Lisy lepsze od Tygrysów

Nieudany powrót na siatkarski parkiet zaliczył UKS 9 Leszno. W sobotnim meczu leszczynianie ulegli Liskowiakowi Lisków 1:3 (13:25, 25:19, 15:25, 23:25).

Początek pierwszego seta był niezwykle wyrównany. Z każdą minutą jednak rozkręcała się drużyna przyjezdna. Mnożące się błędy w wyprowadzaniu ataku i skuteczne bloki gości sprawiły, że nasi siatkarze tę partię przegrali wyraźnie 13:25.

Drugi set miał podobny przebieg, a Liskowiak prowadził już 9:3. Leszczynianie przebudzili się i w błyskawicznym tempie odrobili straty z nawiązką. Podopieczni Jarosława Borowskiego najpierw wyszli na prowadzenie 19:13, a całego seta wygrali 25:19.

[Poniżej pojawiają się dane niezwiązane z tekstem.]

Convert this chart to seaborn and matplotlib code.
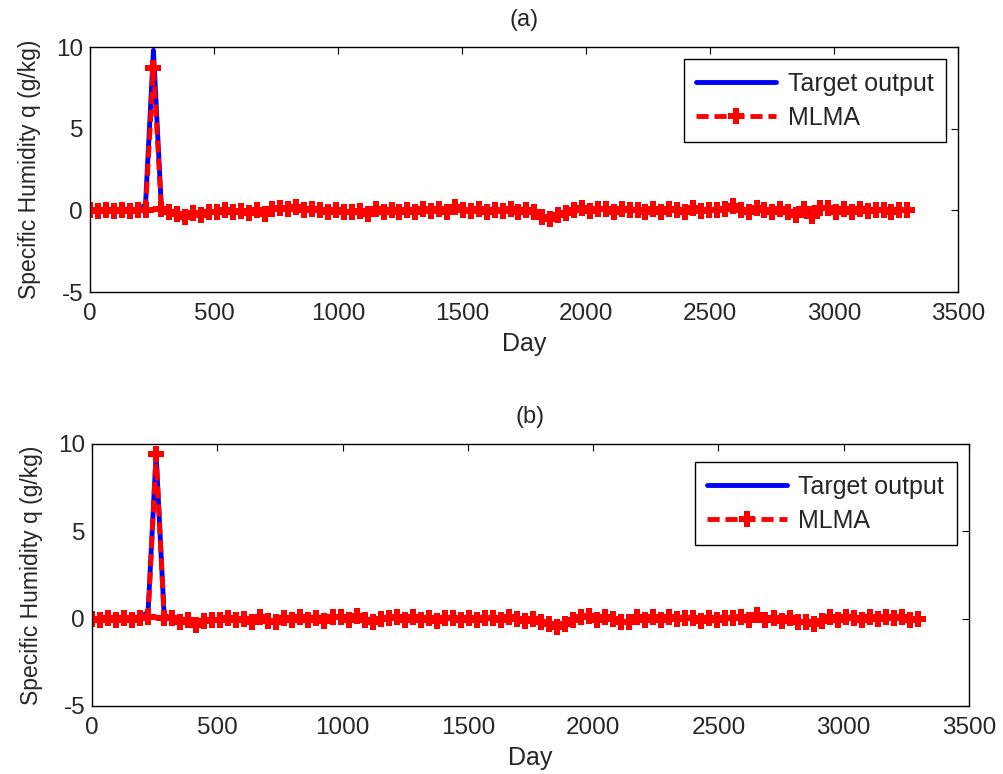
import numpy as np
import pandas as pd
import seaborn as sns
import matplotlib
matplotlib.use("Agg")
import matplotlib.pyplot as plt

# ── Data (one sample every DAY_STEP days) ─────────────────────────────────────
DAY_STEP = 32

target_a = [0.00, -0.05, 0.02, -0.04, 0.03, -0.06, 0.01, 0.35, 9.80, 0.15,
            -0.10, -0.25, -0.35, -0.20, -0.30, -0.05, -0.15, 0.02, -0.10, -0.05,
            -0.12, 0.00, -0.18, 0.05, 0.10, 0.08, 0.15, 0.05, 0.12, -0.02,
            -0.10, 0.02, -0.15, -0.05, -0.08, -0.20, 0.05, -0.12, 0.08, -0.05,
            0.00, -0.10, 0.05, -0.08, 0.10, -0.05, 0.15, 0.02, -0.06, 0.04,
            -0.10, 0.06, -0.04, 0.08, -0.12, 0.00, -0.06, -0.35, -0.50, -0.30,
            -0.15, 0.05, 0.10, -0.02, 0.12, 0.05, -0.08, 0.10, 0.00, 0.06,
            -0.05, 0.08, -0.10, 0.04, 0.02, -0.06, 0.10, -0.04, 0.06, 0.00,
            0.12, 0.25, 0.05, -0.08, 0.10, 0.02, -0.05, 0.08, -0.10, -0.25,
            0.05, -0.30, 0.10, 0.15, -0.05, 0.08, -0.12, 0.04, -0.08, 0.06,
            0.00, -0.10, 0.05, -0.02]
mlma_a = [0.00, -0.03, 0.03, -0.06, 0.02, -0.04, 0.03, 0.05, 8.70, 0.10,
          -0.08, -0.22, -0.40, -0.18, -0.28, -0.08, -0.12, 0.04, -0.12, -0.02,
          -0.15, 0.02, -0.20, 0.08, 0.12, 0.06, 0.18, 0.03, 0.10, 0.00,
          -0.12, 0.04, -0.13, -0.08, -0.05, -0.22, 0.08, -0.10, 0.05, -0.07,
          0.03, -0.12, 0.07, -0.05, 0.08, -0.08, 0.18, 0.00, -0.04, 0.06,
          -0.12, 0.04, -0.06, 0.10, -0.10, 0.02, -0.08, -0.38, -0.52, -0.28,
          -0.18, 0.03, 0.12, -0.04, 0.10, 0.07, -0.10, 0.08, 0.02, 0.04,
          -0.08, 0.10, -0.08, 0.06, 0.00, -0.08, 0.12, -0.02, 0.04, 0.02,
          0.10, 0.28, 0.03, -0.10, 0.12, 0.00, -0.07, 0.10, -0.12, -0.28,
          0.08, -0.32, 0.12, 0.12, -0.08, 0.10, -0.10, 0.06, -0.06, 0.04,
          0.02, -0.08, 0.03, 0.00]

target_b = [0.00, -0.08, 0.02, -0.05, 0.04, -0.06, 0.02, 0.40, 9.40, 0.20,
            0.00, -0.15, -0.10, -0.35, -0.15, -0.05, -0.12, 0.02, -0.08, -0.02,
            -0.15, 0.05, -0.10, -0.20, 0.02, -0.12, 0.08, -0.05, 0.04, -0.10,
            0.06, 0.10, -0.05, 0.12, -0.08, -0.20, -0.05, 0.02, 0.10, -0.06,
            0.08, -0.04, 0.06, -0.10, 0.02, 0.05, -0.08, 0.04, -0.06, 0.02,
            0.06, -0.04, 0.08, -0.02, -0.10, -0.05, -0.15, -0.25, -0.45, -0.30,
            -0.10, 0.05, 0.12, -0.04, 0.08, -0.02, -0.15, -0.20, 0.05, -0.08,
            0.06, -0.04, 0.10, -0.06, 0.02, 0.08, -0.10, 0.04, -0.05, 0.06,
            0.00, 0.10, -0.08, 0.15, -0.05, 0.04, -0.10, 0.02, -0.15, -0.20,
            -0.30, -0.10, 0.05, -0.05, 0.10, 0.02, -0.08, 0.06, -0.04, 0.08,
            0.00, 0.10, -0.05, 0.02]
mlma_b = [0.00, -0.10, 0.03, -0.06, 0.02, -0.05, 0.04, 0.10, 9.40, 0.05,
          0.02, -0.18, -0.08, -0.38, -0.12, -0.08, -0.10, 0.04, -0.10, 0.00,
          -0.18, 0.08, -0.12, -0.22, 0.04, -0.10, 0.10, -0.08, 0.06, -0.12,
          0.08, 0.12, -0.08, 0.15, -0.10, -0.22, -0.02, 0.04, 0.08, -0.08,
          0.10, -0.06, 0.04, -0.12, 0.04, 0.03, -0.10, 0.06, -0.08, 0.04,
          0.04, -0.06, 0.10, 0.00, -0.12, -0.03, -0.18, -0.28, -0.48, -0.32,
          -0.08, 0.08, 0.14, -0.06, 0.10, 0.00, -0.18, -0.22, 0.08, -0.10,
          0.08, -0.06, 0.12, -0.04, 0.04, 0.06, -0.12, 0.06, -0.08, 0.04,
          0.02, 0.12, -0.10, 0.18, -0.08, 0.06, -0.12, 0.04, -0.18, -0.22,
          -0.32, -0.12, 0.08, -0.08, 0.12, 0.04, -0.10, 0.08, -0.02, 0.10,
          0.02, 0.12, -0.08, 0.00]

PANELS = ["(a)", "(b)"]
X_TICKS = [0, 500, 1000, 1500, 2000, 2500, 3000, 3500]
Y_TICKS = [-5, 0, 5, 10]

# ── Style ─────────────────────────────────────────────────────────────────────
sns.set_style("white")
plt.rcParams["font.family"] = ["Liberation Sans", "DejaVu Sans"]
plt.rcParams["xtick.direction"] = "in"
plt.rcParams["ytick.direction"] = "in"
plt.rcParams["axes.unicode_minus"] = False

fig = plt.figure(figsize=(10.04, 7.74), dpi=100)
ax_pos = [[0.0896, 0.6227, 0.8645, 0.3165],
          [0.0916, 0.0879, 0.8735, 0.3385]]
legend_anchor = [(0.986, 0.951), (0.986, 0.931)]

for k, (tgt, mlma) in enumerate([(target_a, mlma_a), (target_b, mlma_b)]):
    ax = fig.add_axes(ax_pos[k])
    days = np.arange(len(tgt)) * DAY_STEP
    df = pd.DataFrame({"Day": days, "target": tgt, "mlma": mlma})

    sns.lineplot(data=df, x="Day", y="target", ax=ax, color="blue", lw=3.5,
                 label="Target output")
    sns.lineplot(data=df, x="Day", y="mlma", ax=ax, color="red", lw=3.5,
                 linestyle=(0, (2.5, 1.2)), marker="P", markersize=11.5,
                 markeredgewidth=0, label="MLMA")

    ax.set_xlim(0, 3500)
    ax.set_ylim(-5, 10)
    ax.set_xticks(X_TICKS)
    ax.set_yticks(Y_TICKS)
    ax.tick_params(labelsize=17.5, length=5, width=0.8, color="black",
                   top=True, right=True)
    ax.tick_params(axis="x", pad=8)
    ax.tick_params(axis="y", pad=5)
    for s in ax.spines.values():
        s.set_color("black")
        s.set_linewidth(1.0)
    ax.set_xlabel("Day", fontsize=18, labelpad=5)
    ax.set_ylabel("Specific Humidity q (g/kg)", fontsize=16.5, labelpad=11)
    ax.set_title(PANELS[k], fontsize=17, pad=15)

    leg = ax.legend(loc="upper right", bbox_to_anchor=legend_anchor[k],
                    borderaxespad=0, fontsize=18, fancybox=False, framealpha=1,
                    edgecolor="black", handlelength=3.2, borderpad=0.5,
                    labelspacing=0.4, handletextpad=0.45)
    leg.get_frame().set_linewidth(1.0)

plt.savefig("out.png", dpi=100)
plt.close()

W trzeciej partii do głosu ponownie doszli liskowianie, którzy wygrali wysoko 25:15. W czwartej leszczynianie robili co w ich mocy, aby odwrócić losy tego pojedynku. Liskowiak nie dał jednak wyrwać sobie meczowego zwycięstwa. Set zakończył się triumfem drużyny gości 25:23, a w całym meczu padł wynik 3:1 dla Liskowiaka Lisków.